The 706 Report highlights the FCC's network neutrality regulations among its marketplace interventions, suggesting these regulations were undertaken ostensibly to accelerate broadband deployment and remove barriers to infrastructure investment. According to the 706 Report, net neutrality regulations were adopted "to ensure the continuation of the Internet’s virtuous cycle of innovation and investment, and the Commission must continue to prioritize those efforts consistent with the mandate of section 706."
Now if the FCC's net neutrality regulations really removed barriers to infrastructure investment, one would naturally expect to find corroborating data.

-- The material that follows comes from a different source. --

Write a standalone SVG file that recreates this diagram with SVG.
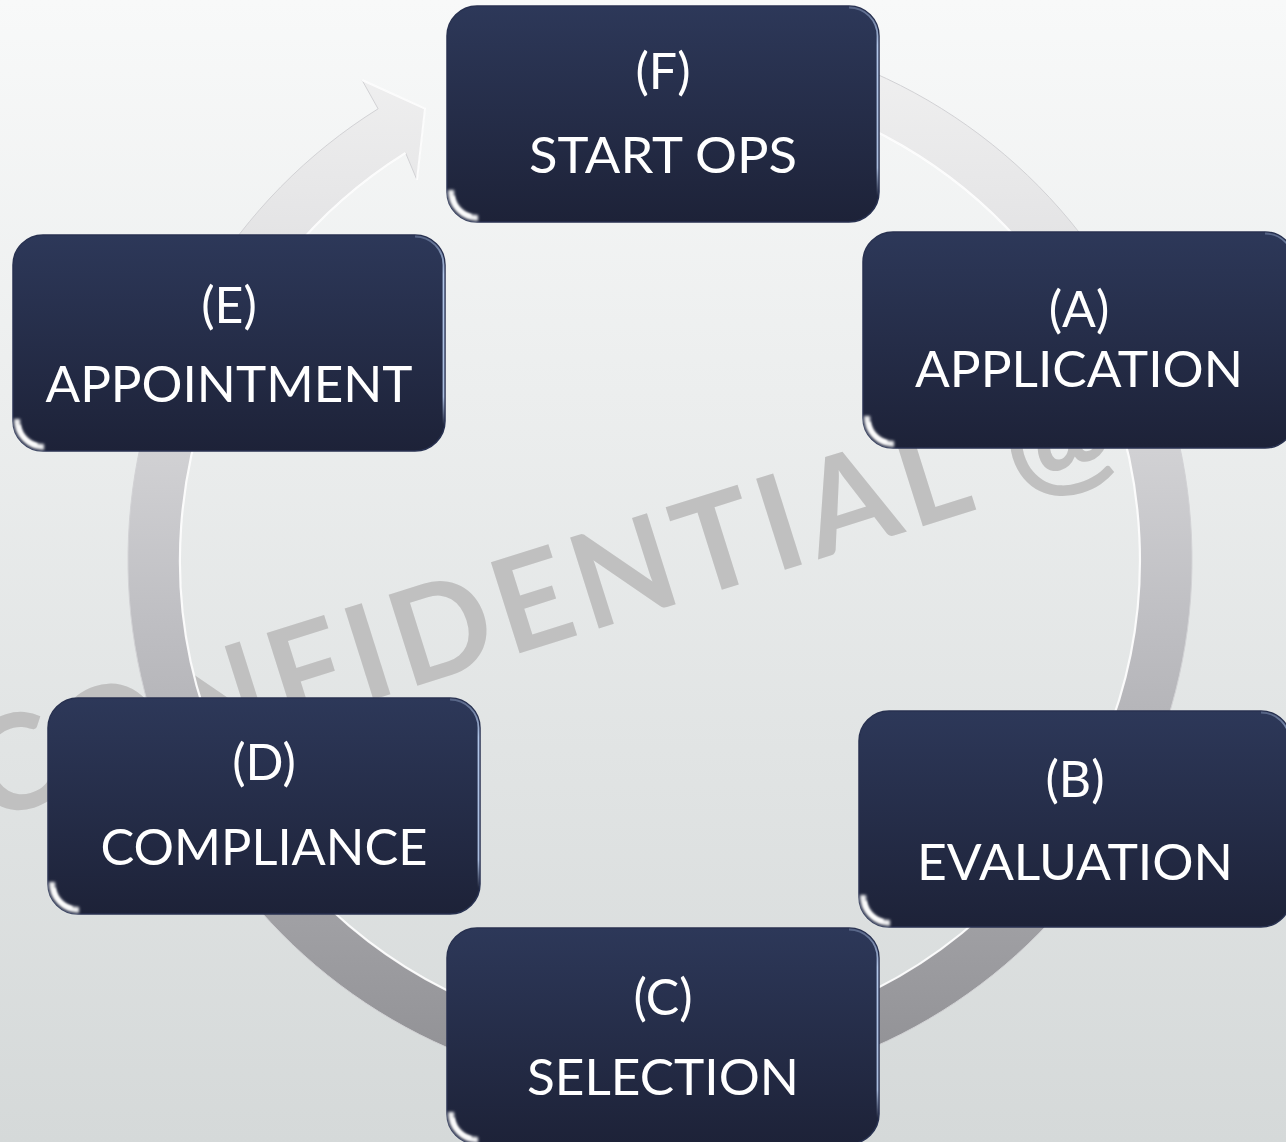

But the 706 Report contains no data indicating actual increases in annual broadband investment following the adoption of those regulations. 
FSF President Randolph May and I pointed out in last September's Perspectives from FSF Scholars essay "New FCC Regulations Reduce Investment and Hinder Job Creation," that there is evidence suggesting that net neutrality regulations, in particular, actually raise barriers to broadband infrastructure investment. Our essay directed attention to Gerald R. Faulhaber’s and David J. Farber's 2010 paper "The Open Internet: A Customer-Centric Framework." Faulhaber and Farber compared higher winning bid prices for the 700 MHz band's unencumbered A and B blocks with lower bid prices for the C block, which was subject to  "open access" or net neutrality-like use restrictions. According to Faulhaber and Farber, "[n]etwork neutrality regulation thus decreased the value of the spectrum asset by 60%...reduc[ing] the affected telecommunication asset and thus reduc[ing] the incentive to invest in such assets."
In sum, the FCC's negative finding regarding broadband deployment flies in the face of two critical indicators: first, the rapid deployment of broadband over the last several years; and second, the heavy financial investment in infrastructure made by marketplace providers over that same timeframe. Taken together, those indicators suggest that the broadband market is a potent source of economic growth and job creation. In today's weakened economy, this success shouldn't be ignored, much less denigrated.
Where markets thrive, government should stay its hand to best promote economic growth and efficient results. But once more the FCC has positioned itself to second-guess the workings of the expanding, investment-heavy broadband market through regulatory restrictions. The agency risks injecting economic dislocations and investment disincentives into the market. In an economy clamoring for investment and new jobs, regulating a growing and competitive market is neither reasonable nor timely.

[* CORRECTION AND CLARIFICATION: This post previously attributed 2003 deployment data to the National Broadband Plan instead of OBI work prepared in support of the Plan.]